→ **THE EXERCISE**: Quote every line as written. Omit pictures.
-------- DATA
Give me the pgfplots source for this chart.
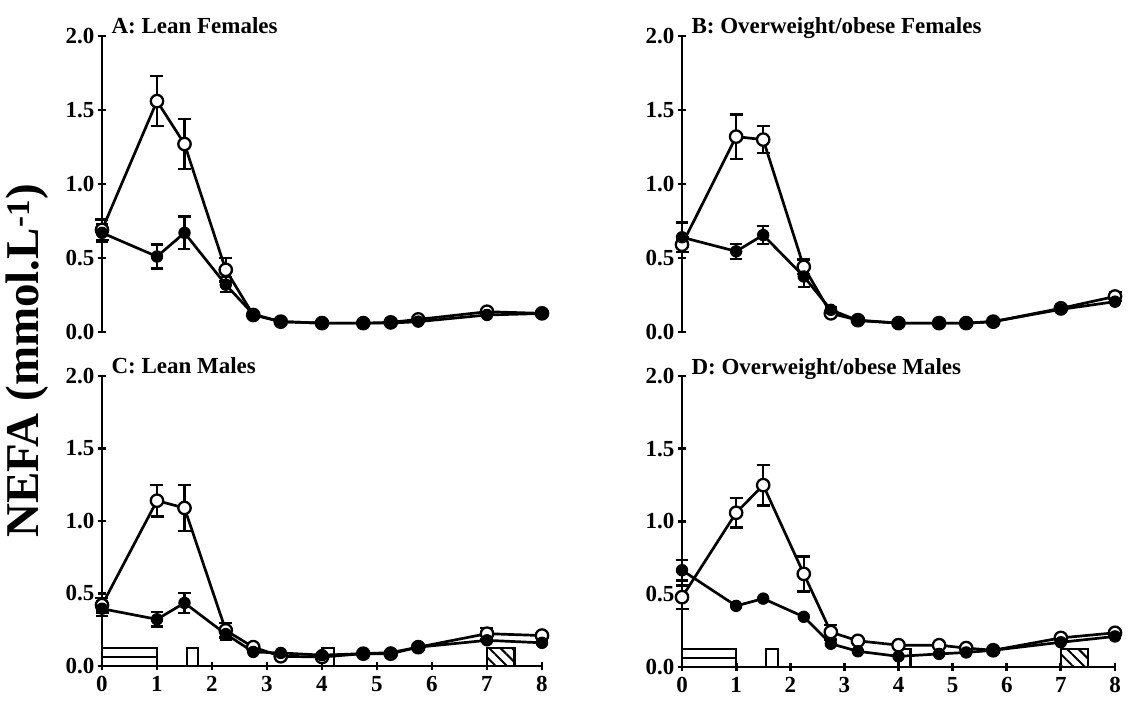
\documentclass[border=0pt]{standalone}
\usepackage{fontspec}
\setmainfont{Liberation Serif}
\usepackage{pgfplots}
\pgfplotsset{compat=1.18}
\usetikzlibrary{patterns.meta}

\pgfplotsset{
  nefa/.style={
    scale only axis, xmin=0, xmax=8, ymin=0, ymax=2, clip=false,
    ytick={0,0.5,1,1.5,2},
    tick align=outside, major tick length=8pt,
    tick label style={font=\fontsize{23}{23}\selectfont\bfseries},
    /pgf/number format/assume math mode=true,
    yticklabel style={/pgf/number format/.cd, fixed, fixed zerofill, precision=1},
    xticklabel style={yshift=-3pt},
    title style={font=\fontsize{23}{23}\selectfont\bfseries, anchor=base west, at={(0,1)}, xshift=6pt, yshift=-4pt},
  },
  fin/.style={
    axis line style={-, line width=2.8pt, black},
    tick style={line width=2.8pt, black},
    major tick style={line width=2.8pt, black},
  },
  toprow/.style={nefa, axis y line=left, axis x line=none, height=296pt, fin},
  botrow/.style={nefa, axis y line=left, axis x line=bottom, height=290pt, xtick={0,1,2,3,4,5,6,7,8}, fin},
  openser/.style={line width=2.7pt, black, mark=*, mark size=6.2pt, mark options={fill=white, draw=black, line width=2.3pt},
    error bars/.cd, y dir=both, y explicit, error mark=-,
    error bar style={line width=2.4pt, black},
    error mark options={rotate=90, line width=2.4pt, black, mark size=6.5pt}},
  fillser/.style={line width=2.7pt, black, mark=*, mark size=5.7pt, mark options={fill=black, draw=black, line width=1pt},
    error bars/.cd, y dir=both, y explicit, error mark=-,
    error bar style={line width=2.4pt, black},
    error mark options={rotate=90, line width=2.4pt, black, mark size=6pt}},
  box/.style={draw=black, line width=2.2pt, fill=white, mark=none},
}

\begin{document}
\begin{tikzpicture}[x=1pt,y=1pt]
\useasboundingbox (0,0) rectangle (1130,702);

\node[rotate=90, font=\fontsize{47}{47}\selectfont\bfseries] at (27,341) {NEFA (mmol.L\textsuperscript{-1})};

% ---------------- A
\begin{axis}[toprow, width=440pt, at={(102pt,370pt)}, anchor=south west, title={A: Lean Females}]
\addplot[openser] coordinates {(0,0.69)+-(0,0.07) (1,1.56)+-(0,0.17) (1.5,1.27)+-(0,0.17) (2.25,0.42)+-(0,0.08) (2.75,0.115) (3.25,0.07) (4,0.06) (4.75,0.06) (5.25,0.065) (5.75,0.085) (7,0.137) (8,0.126)};
\addplot[fillser] coordinates {(0,0.67)+-(0,0.06) (1,0.51)+-(0,0.08) (1.5,0.67)+-(0,0.11) (2.25,0.32)+-(0,0.05) (2.75,0.12) (3.25,0.07) (4,0.06) (4.75,0.06) (5.25,0.06) (5.75,0.07) (7,0.115) (8,0.125)};
\end{axis}

% ---------------- B
\begin{axis}[toprow, width=433pt, at={(682pt,370pt)}, anchor=south west, title={B: Overweight/obese Females}]
\addplot[openser] coordinates {(0,0.59)+-(0,0.05) (1,1.32)+-(0,0.15) (1.5,1.30)+-(0,0.09) (2.25,0.44)+-(0,0.05) (2.75,0.126) (3.25,0.08) (4,0.06) (4.75,0.06) (5.25,0.06) (5.75,0.07) (7,0.16) (8,0.24)+-(0,0.03)};
\addplot[fillser] coordinates {(0,0.64)+-(0,0.10) (1,0.545)+-(0,0.05) (1.5,0.655)+-(0,0.06) (2.25,0.375)+-(0,0.07) (2.75,0.15)+-(0,0.02) (3.25,0.077) (4,0.06) (4.75,0.06) (5.25,0.06) (5.75,0.07) (7,0.153) (8,0.205)};
\end{axis}

% ---------------- C
\begin{axis}[botrow, width=440pt, at={(102pt,36pt)}, anchor=south west, title={C: Lean Males}]
\addplot[box] coordinates {(0,0.125) (1,0.125)} \closedcycle;
\addplot[box] coordinates {(0,0.06) (1,0.06)};
\addplot[box] coordinates {(1.54,0.125) (1.75,0.125)} \closedcycle;
\addplot[box] coordinates {(4.0,0.125) (4.22,0.125)} \closedcycle;
\addplot[box, pattern={Lines[angle=-45, distance=8pt, line width=2pt]}] coordinates {(7,0.125) (7.5,0.125)} \closedcycle;
\addplot[openser] coordinates {(0,0.42)+-(0,0.05) (1,1.14)+-(0,0.11) (1.5,1.09)+-(0,0.16) (2.25,0.246)+-(0,0.05) (2.75,0.13) (3.25,0.067) (4,0.062) (4.75,0.085) (5.25,0.085) (5.75,0.13) (7,0.223)+-(0,0.04) (8,0.21)};
\addplot[fillser] coordinates {(0,0.395)+-(0,0.05) (1,0.322)+-(0,0.05) (1.5,0.435)+-(0,0.07) (2.25,0.22)+-(0,0.04) (2.75,0.097) (3.25,0.09) (4,0.075) (4.75,0.085) (5.25,0.092) (5.75,0.13) (7,0.177) (8,0.16)};
\end{axis}

% ---------------- D
\begin{axis}[botrow, width=433pt, at={(682pt,35pt)}, anchor=south west, height=291pt, title={D: Overweight/obese Males}]
\addplot[box] coordinates {(0,0.125) (1,0.125)} \closedcycle;
\addplot[box] coordinates {(0,0.06) (1,0.06)};
\addplot[box] coordinates {(1.55,0.125) (1.77,0.125)} \closedcycle;
\addplot[box] coordinates {(4.0,0.125) (4.22,0.125)} \closedcycle;
\addplot[box, pattern={Lines[angle=-45, distance=8pt, line width=2pt]}] coordinates {(7,0.125) (7.5,0.125)} \closedcycle;
\addplot[openser] coordinates {(0,0.48)+-(0,0.08) (1,1.06)+-(0,0.10) (1.5,1.25)+-(0,0.14) (2.25,0.64)+-(0,0.12) (2.75,0.24)+-(0,0.05) (3.25,0.18) (4,0.15) (4.75,0.15) (5.25,0.13) (5.75,0.115) (7,0.20) (8,0.235)};
\addplot[fillser] coordinates {(0,0.665)+-(0,0.07) (1,0.42) (1.5,0.47) (2.25,0.345) (2.75,0.16) (3.25,0.108) (4,0.073) (4.75,0.09) (5.25,0.10) (5.75,0.115) (7,0.17) (8,0.21)};
\end{axis}
\end{tikzpicture}
\end{document}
----------------
→ **WRITTEN SOLUTION**:
Give me the pgfplots source for this chart.
\documentclass[border=0pt]{standalone}
\usepackage{fontspec}
\setmainfont{Liberation Serif}
\usepackage{pgfplots}
\pgfplotsset{compat=1.18}
\usetikzlibrary{patterns.meta}

\pgfplotsset{
  nefa/.style={
    scale only axis, xmin=0, xmax=8, ymin=0, ymax=2, clip=false,
    ytick={0,0.5,1,1.5,2},
    tick align=outside, major tick length=8pt,
    tick label style={font=\fontsize{23}{23}\selectfont\bfseries},
    /pgf/number format/assume math mode=true,
    yticklabel style={/pgf/number format/.cd, fixed, fixed zerofill, precision=1},
    xticklabel style={yshift=-3pt},
    title style={font=\fontsize{23}{23}\selectfont\bfseries, anchor=base west, at={(0,1)}, xshift=6pt, yshift=-4pt},
  },
  fin/.style={
    axis line style={-, line width=2.8pt, black},
    tick style={line width=2.8pt, black},
    major tick style={line width=2.8pt, black},
  },
  toprow/.style={nefa, axis y line=left, axis x line=none, height=296pt, fin},
  botrow/.style={nefa, axis y line=left, axis x line=bottom, height=290pt, xtick={0,1,2,3,4,5,6,7,8}, fin},
  openser/.style={line width=2.7pt, black, mark=*, mark size=6.2pt, mark options={fill=white, draw=black, line width=2.3pt},
    error bars/.cd, y dir=both, y explicit, error mark=-,
    error bar style={line width=2.4pt, black},
    error mark options={rotate=90, line width=2.4pt, black, mark size=6.5pt}},
  fillser/.style={line width=2.7pt, black, mark=*, mark size=5.7pt, mark options={fill=black, draw=black, line width=1pt},
    error bars/.cd, y dir=both, y explicit, error mark=-,
    error bar style={line width=2.4pt, black},
    error mark options={rotate=90, line width=2.4pt, black, mark size=6pt}},
  box/.style={draw=black, line width=2.2pt, fill=white, mark=none},
}

\begin{document}
\begin{tikzpicture}[x=1pt,y=1pt]
\useasboundingbox (0,0) rectangle (1130,702);

\node[rotate=90, font=\fontsize{47}{47}\selectfont\bfseries] at (27,341) {NEFA (mmol.L\textsuperscript{-1})};

% ---------------- A
\begin{axis}[toprow, width=440pt, at={(102pt,370pt)}, anchor=south west, title={A: Lean Females}]
\addplot[openser] coordinates {(0,0.69)+-(0,0.07) (1,1.56)+-(0,0.17) (1.5,1.27)+-(0,0.17) (2.25,0.42)+-(0,0.08) (2.75,0.115) (3.25,0.07) (4,0.06) (4.75,0.06) (5.25,0.065) (5.75,0.085) (7,0.137) (8,0.126)};
\addplot[fillser] coordinates {(0,0.67)+-(0,0.06) (1,0.51)+-(0,0.08) (1.5,0.67)+-(0,0.11) (2.25,0.32)+-(0,0.05) (2.75,0.12) (3.25,0.07) (4,0.06) (4.75,0.06) (5.25,0.06) (5.75,0.07) (7,0.115) (8,0.125)};
\end{axis}

% ---------------- B
\begin{axis}[toprow, width=433pt, at={(682pt,370pt)}, anchor=south west, title={B: Overweight/obese Females}]
\addplot[openser] coordinates {(0,0.59)+-(0,0.05) (1,1.32)+-(0,0.15) (1.5,1.30)+-(0,0.09) (2.25,0.44)+-(0,0.05) (2.75,0.126) (3.25,0.08) (4,0.06) (4.75,0.06) (5.25,0.06) (5.75,0.07) (7,0.16) (8,0.24)+-(0,0.03)};
\addplot[fillser] coordinates {(0,0.64)+-(0,0.10) (1,0.545)+-(0,0.05) (1.5,0.655)+-(0,0.06) (2.25,0.375)+-(0,0.07) (2.75,0.15)+-(0,0.02) (3.25,0.077) (4,0.06) (4.75,0.06) (5.25,0.06) (5.75,0.07) (7,0.153) (8,0.205)};
\end{axis}

% ---------------- C
\begin{axis}[botrow, width=440pt, at={(102pt,36pt)}, anchor=south west, title={C: Lean Males}]
\addplot[box] coordinates {(0,0.125) (1,0.125)} \closedcycle;
\addplot[box] coordinates {(0,0.06) (1,0.06)};
\addplot[box] coordinates {(1.54,0.125) (1.75,0.125)} \closedcycle;
\addplot[box] coordinates {(4.0,0.125) (4.22,0.125)} \closedcycle;
\addplot[box, pattern={Lines[angle=-45, distance=8pt, line width=2pt]}] coordinates {(7,0.125) (7.5,0.125)} \closedcycle;
\addplot[openser] coordinates {(0,0.42)+-(0,0.05) (1,1.14)+-(0,0.11) (1.5,1.09)+-(0,0.16) (2.25,0.246)+-(0,0.05) (2.75,0.13) (3.25,0.067) (4,0.062) (4.75,0.085) (5.25,0.085) (5.75,0.13) (7,0.223)+-(0,0.04) (8,0.21)};
\addplot[fillser] coordinates {(0,0.395)+-(0,0.05) (1,0.322)+-(0,0.05) (1.5,0.435)+-(0,0.07) (2.25,0.22)+-(0,0.04) (2.75,0.097) (3.25,0.09) (4,0.075) (4.75,0.085) (5.25,0.092) (5.75,0.13) (7,0.177) (8,0.16)};
\end{axis}

% ---------------- D
\begin{axis}[botrow, width=433pt, at={(682pt,35pt)}, anchor=south west, height=291pt, title={D: Overweight/obese Males}]
\addplot[box] coordinates {(0,0.125) (1,0.125)} \closedcycle;
\addplot[box] coordinates {(0,0.06) (1,0.06)};
\addplot[box] coordinates {(1.55,0.125) (1.77,0.125)} \closedcycle;
\addplot[box] coordinates {(4.0,0.125) (4.22,0.125)} \closedcycle;
\addplot[box, pattern={Lines[angle=-45, distance=8pt, line width=2pt]}] coordinates {(7,0.125) (7.5,0.125)} \closedcycle;
\addplot[openser] coordinates {(0,0.48)+-(0,0.08) (1,1.06)+-(0,0.10) (1.5,1.25)+-(0,0.14) (2.25,0.64)+-(0,0.12) (2.75,0.24)+-(0,0.05) (3.25,0.18) (4,0.15) (4.75,0.15) (5.25,0.13) (5.75,0.115) (7,0.20) (8,0.235)};
\addplot[fillser] coordinates {(0,0.665)+-(0,0.07) (1,0.42) (1.5,0.47) (2.25,0.345) (2.75,0.16) (3.25,0.108) (4,0.073) (4.75,0.09) (5.25,0.10) (5.75,0.115) (7,0.17) (8,0.21)};
\end{axis}
\end{tikzpicture}
\end{document}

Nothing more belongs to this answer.